Remember, matrix multiplication is not commutative. This means \( AB \) is not generally equal to \( BA \). Explore this operation on different sizes of matrices to see its behavior.

The identity matrix is a cornerstone concept in the realm of matrices. It functions as the multiplicative identity in matrix algebra, similar to the number 1 in regular arithmetic.
For a square matrix of size \( n \times n \), the identity matrix is denoted by \( I_n \) and holds the following properties:

• All the diagonal elements are 1.
• All the off-diagonal elements are 0.

For instance, the identity matrix for a 2x2 matrix is:\[I = \begin{bmatrix} 1 & 0 \ 0 & 1 \end{bmatrix}\] When any matrix \( A \) is multiplied by an identity matrix \( I \) of compatible dimensions, the result is matrix \( A \) itself:
\[ AI = A \quad \text{and} \quad IA = A \]This property is vital when verifying whether one matrix is the inverse of another.

2x2 matrices are among the simplest types of matrices and are often used as a foundation for understanding more complex matrix operations. Each 2x2 matrix consists of four elements, laid out in two rows and two columns.

Consider a 2x2 matrix \( A \):\[A = \begin{bmatrix} a & b \ c & d \end{bmatrix}\] Operations on such matrices, such as addition, subtraction, and multiplication, follow specific rules that make use of the individual elements.
The determinant of \( A \), a scalar value, is calculated as \( ad - bc \). This value is particularly important when discussing inverses; for example, a 2x2 matrix will only have an inverse if its determinant is non-zero. 2x2 matrices are an excellent starting point for exploring the properties of linear transformations and matrix equations.

Verifying that one matrix is the inverse of another involves a particular procedure. An inverse matrix \( B \) of a matrix \( A \) should satisfy the condition that the products \( AB \) and \( BA \) yield the identity matrix.

To check this for 2x2 matrices, you can follow these steps:

• Compute the product \( AB \) and ensure it equals the identity matrix.
• Compute the product \( BA \) to confirm it also equals the identity matrix.

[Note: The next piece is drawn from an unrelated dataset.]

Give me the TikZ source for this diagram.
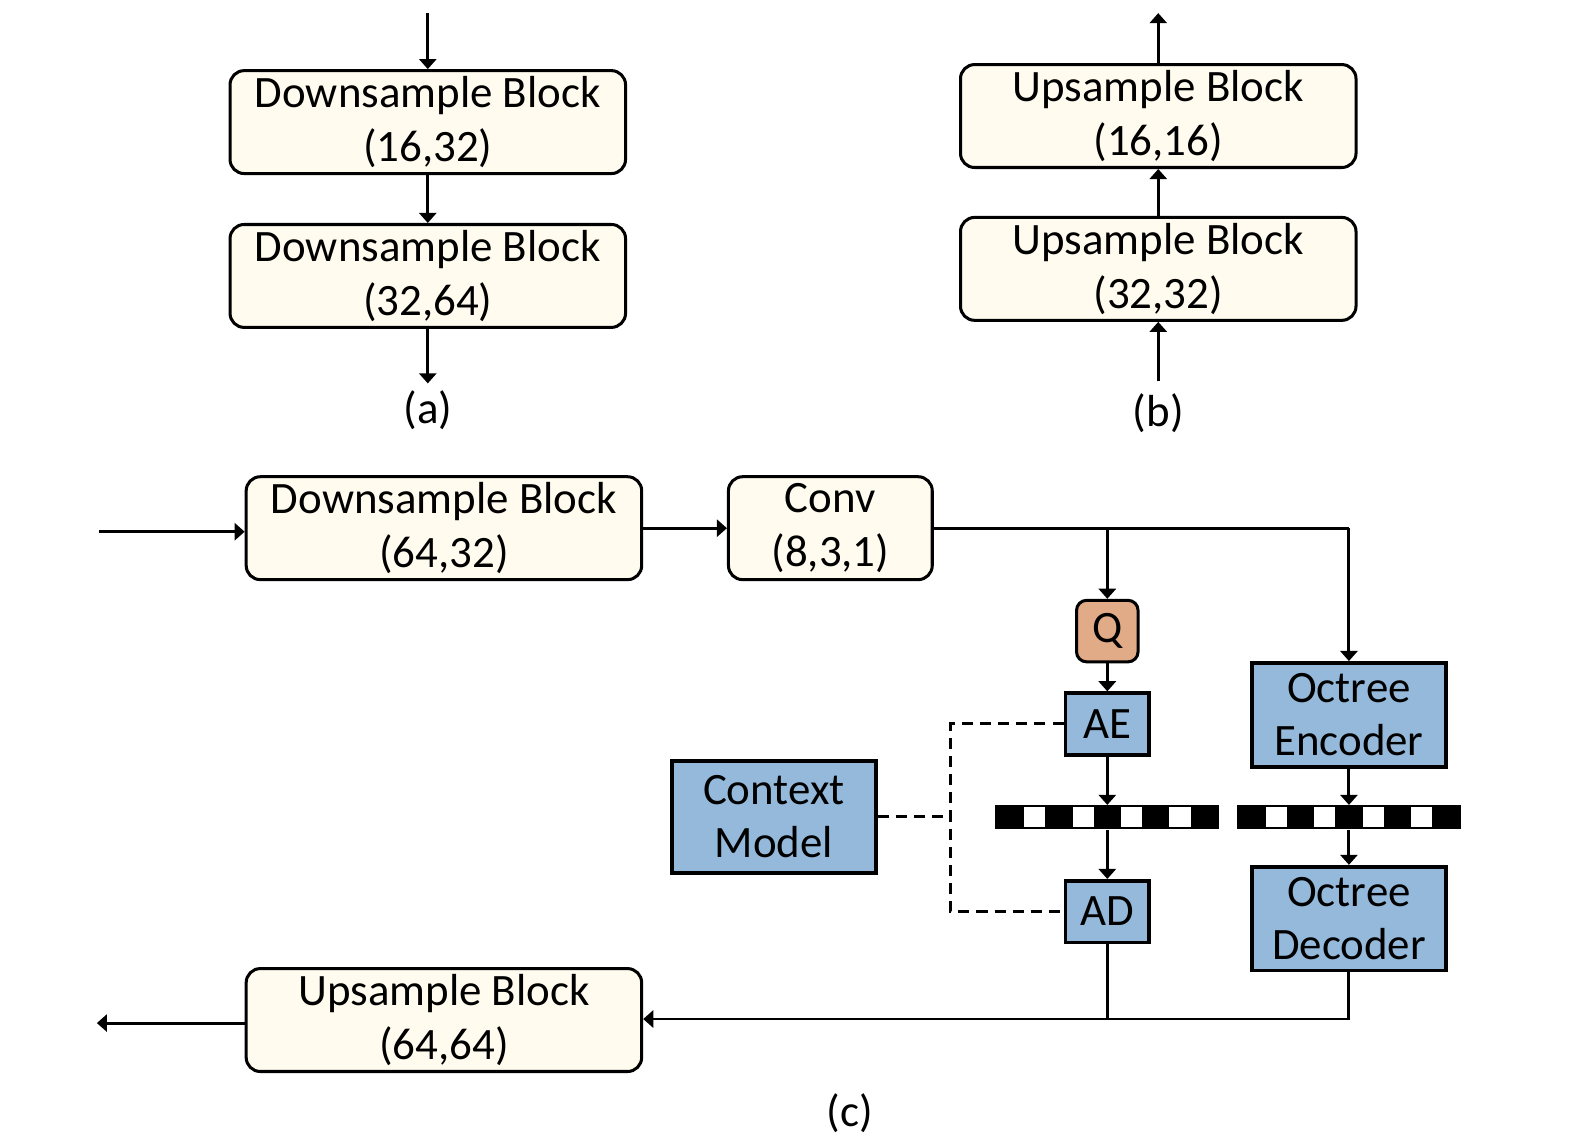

If both conditions hold true, then \( B \) is indeed the inverse of \( A \). For instance, if \( A = \begin{bmatrix} 4 & 1 \ 7 & 2 \end{bmatrix} \) and \( B = \begin{bmatrix} 2 & -1 \ -7 & 4 \end{bmatrix} \), and both products result in the identity matrix:\[AB = \begin{bmatrix} 1 & 0 \ 0 & 1 \end{bmatrix} \quad \text{and} \quad BA = \begin{bmatrix} 1 & 0 \ 0 & 1 \end{bmatrix}\] Then \( B \) is confirmed as the inverse of \( A \), reinforcing the concept of matrix inverses in linear algebra.